Problem: Return verbatim the inclusive range of lines running from the line that contains "What seaborn and" to the line that contains "return pd.DataFrame(rows)". Omit every other line.

Working data:
· · · ·
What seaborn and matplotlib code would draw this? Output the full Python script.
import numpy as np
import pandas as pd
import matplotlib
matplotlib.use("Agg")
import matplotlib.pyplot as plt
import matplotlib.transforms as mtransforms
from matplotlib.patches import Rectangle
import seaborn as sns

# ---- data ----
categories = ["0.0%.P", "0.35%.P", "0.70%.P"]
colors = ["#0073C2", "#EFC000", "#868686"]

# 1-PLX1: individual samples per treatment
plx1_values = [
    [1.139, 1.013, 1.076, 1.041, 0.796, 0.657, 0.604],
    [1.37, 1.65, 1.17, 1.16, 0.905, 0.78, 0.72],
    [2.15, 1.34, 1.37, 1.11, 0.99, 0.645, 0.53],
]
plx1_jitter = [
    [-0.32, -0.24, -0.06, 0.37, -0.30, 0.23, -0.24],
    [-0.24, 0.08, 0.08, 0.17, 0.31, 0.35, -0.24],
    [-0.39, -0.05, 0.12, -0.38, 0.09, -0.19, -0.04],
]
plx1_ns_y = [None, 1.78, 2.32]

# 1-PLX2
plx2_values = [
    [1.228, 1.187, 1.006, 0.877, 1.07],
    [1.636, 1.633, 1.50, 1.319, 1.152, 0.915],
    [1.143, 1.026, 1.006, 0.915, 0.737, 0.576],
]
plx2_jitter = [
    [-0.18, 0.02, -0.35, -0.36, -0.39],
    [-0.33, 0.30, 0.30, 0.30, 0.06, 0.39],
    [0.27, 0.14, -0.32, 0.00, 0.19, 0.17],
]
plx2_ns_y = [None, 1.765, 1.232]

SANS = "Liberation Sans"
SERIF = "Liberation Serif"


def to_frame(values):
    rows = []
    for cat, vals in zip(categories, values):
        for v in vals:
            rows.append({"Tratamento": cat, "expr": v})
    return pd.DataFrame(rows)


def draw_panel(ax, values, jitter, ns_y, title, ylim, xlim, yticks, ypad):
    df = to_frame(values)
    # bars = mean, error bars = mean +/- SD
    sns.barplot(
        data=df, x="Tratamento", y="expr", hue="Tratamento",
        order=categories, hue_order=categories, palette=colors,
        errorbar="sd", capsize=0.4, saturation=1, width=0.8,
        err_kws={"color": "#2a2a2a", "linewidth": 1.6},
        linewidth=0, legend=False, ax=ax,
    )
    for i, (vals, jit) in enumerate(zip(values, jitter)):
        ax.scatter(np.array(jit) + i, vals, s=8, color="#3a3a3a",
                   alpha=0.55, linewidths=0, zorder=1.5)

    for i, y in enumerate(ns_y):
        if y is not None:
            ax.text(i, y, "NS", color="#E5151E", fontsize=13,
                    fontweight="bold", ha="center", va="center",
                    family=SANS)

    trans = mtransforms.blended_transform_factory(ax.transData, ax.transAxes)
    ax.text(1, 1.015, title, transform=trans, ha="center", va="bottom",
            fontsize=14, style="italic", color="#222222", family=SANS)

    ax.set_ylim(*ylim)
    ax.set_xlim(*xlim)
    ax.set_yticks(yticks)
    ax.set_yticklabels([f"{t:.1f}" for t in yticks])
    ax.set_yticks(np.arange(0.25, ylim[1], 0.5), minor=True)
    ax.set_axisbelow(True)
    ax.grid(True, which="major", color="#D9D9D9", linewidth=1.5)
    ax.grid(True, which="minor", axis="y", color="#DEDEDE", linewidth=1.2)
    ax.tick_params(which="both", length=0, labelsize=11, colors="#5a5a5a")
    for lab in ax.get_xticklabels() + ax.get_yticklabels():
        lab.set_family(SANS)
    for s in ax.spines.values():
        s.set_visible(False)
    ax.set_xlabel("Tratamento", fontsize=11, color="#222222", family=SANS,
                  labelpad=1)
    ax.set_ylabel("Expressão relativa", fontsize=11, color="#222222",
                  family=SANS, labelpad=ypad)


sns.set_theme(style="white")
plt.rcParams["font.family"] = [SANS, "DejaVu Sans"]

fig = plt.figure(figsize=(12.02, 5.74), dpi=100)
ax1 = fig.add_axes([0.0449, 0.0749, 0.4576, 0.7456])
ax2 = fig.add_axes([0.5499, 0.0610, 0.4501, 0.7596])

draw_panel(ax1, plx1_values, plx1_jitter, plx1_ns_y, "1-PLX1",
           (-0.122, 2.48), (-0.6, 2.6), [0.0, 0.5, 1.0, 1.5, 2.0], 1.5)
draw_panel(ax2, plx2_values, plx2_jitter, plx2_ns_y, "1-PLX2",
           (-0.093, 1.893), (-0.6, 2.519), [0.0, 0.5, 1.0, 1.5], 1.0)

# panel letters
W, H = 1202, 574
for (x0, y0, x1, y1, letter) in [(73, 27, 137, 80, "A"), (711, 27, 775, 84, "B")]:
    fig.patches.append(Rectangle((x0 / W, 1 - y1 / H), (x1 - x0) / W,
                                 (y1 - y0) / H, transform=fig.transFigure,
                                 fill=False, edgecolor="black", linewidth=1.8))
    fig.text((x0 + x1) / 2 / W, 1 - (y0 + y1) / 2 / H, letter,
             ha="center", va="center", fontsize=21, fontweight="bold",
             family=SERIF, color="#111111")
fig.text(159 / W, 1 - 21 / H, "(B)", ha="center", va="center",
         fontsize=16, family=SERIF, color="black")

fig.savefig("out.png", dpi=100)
· · · ·
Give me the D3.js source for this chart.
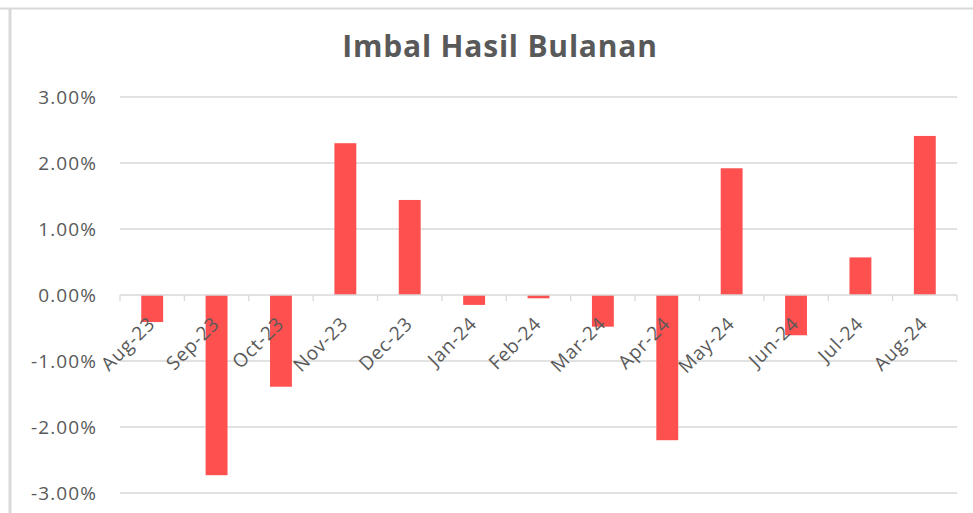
· · · ·
Task output:
What seaborn and matplotlib code would draw this? Output the full Python script.
import numpy as np
import pandas as pd
import matplotlib
matplotlib.use("Agg")
import matplotlib.pyplot as plt
import matplotlib.transforms as mtransforms
from matplotlib.patches import Rectangle
import seaborn as sns

# ---- data ----
categories = ["0.0%.P", "0.35%.P", "0.70%.P"]
colors = ["#0073C2", "#EFC000", "#868686"]

# 1-PLX1: individual samples per treatment
plx1_values = [
    [1.139, 1.013, 1.076, 1.041, 0.796, 0.657, 0.604],
    [1.37, 1.65, 1.17, 1.16, 0.905, 0.78, 0.72],
    [2.15, 1.34, 1.37, 1.11, 0.99, 0.645, 0.53],
]
plx1_jitter = [
    [-0.32, -0.24, -0.06, 0.37, -0.30, 0.23, -0.24],
    [-0.24, 0.08, 0.08, 0.17, 0.31, 0.35, -0.24],
    [-0.39, -0.05, 0.12, -0.38, 0.09, -0.19, -0.04],
]
plx1_ns_y = [None, 1.78, 2.32]

# 1-PLX2
plx2_values = [
    [1.228, 1.187, 1.006, 0.877, 1.07],
    [1.636, 1.633, 1.50, 1.319, 1.152, 0.915],
    [1.143, 1.026, 1.006, 0.915, 0.737, 0.576],
]
plx2_jitter = [
    [-0.18, 0.02, -0.35, -0.36, -0.39],
    [-0.33, 0.30, 0.30, 0.30, 0.06, 0.39],
    [0.27, 0.14, -0.32, 0.00, 0.19, 0.17],
]
plx2_ns_y = [None, 1.765, 1.232]

SANS = "Liberation Sans"
SERIF = "Liberation Serif"


def to_frame(values):
    rows = []
    for cat, vals in zip(categories, values):
        for v in vals:
            rows.append({"Tratamento": cat, "expr": v})
    return pd.DataFrame(rows)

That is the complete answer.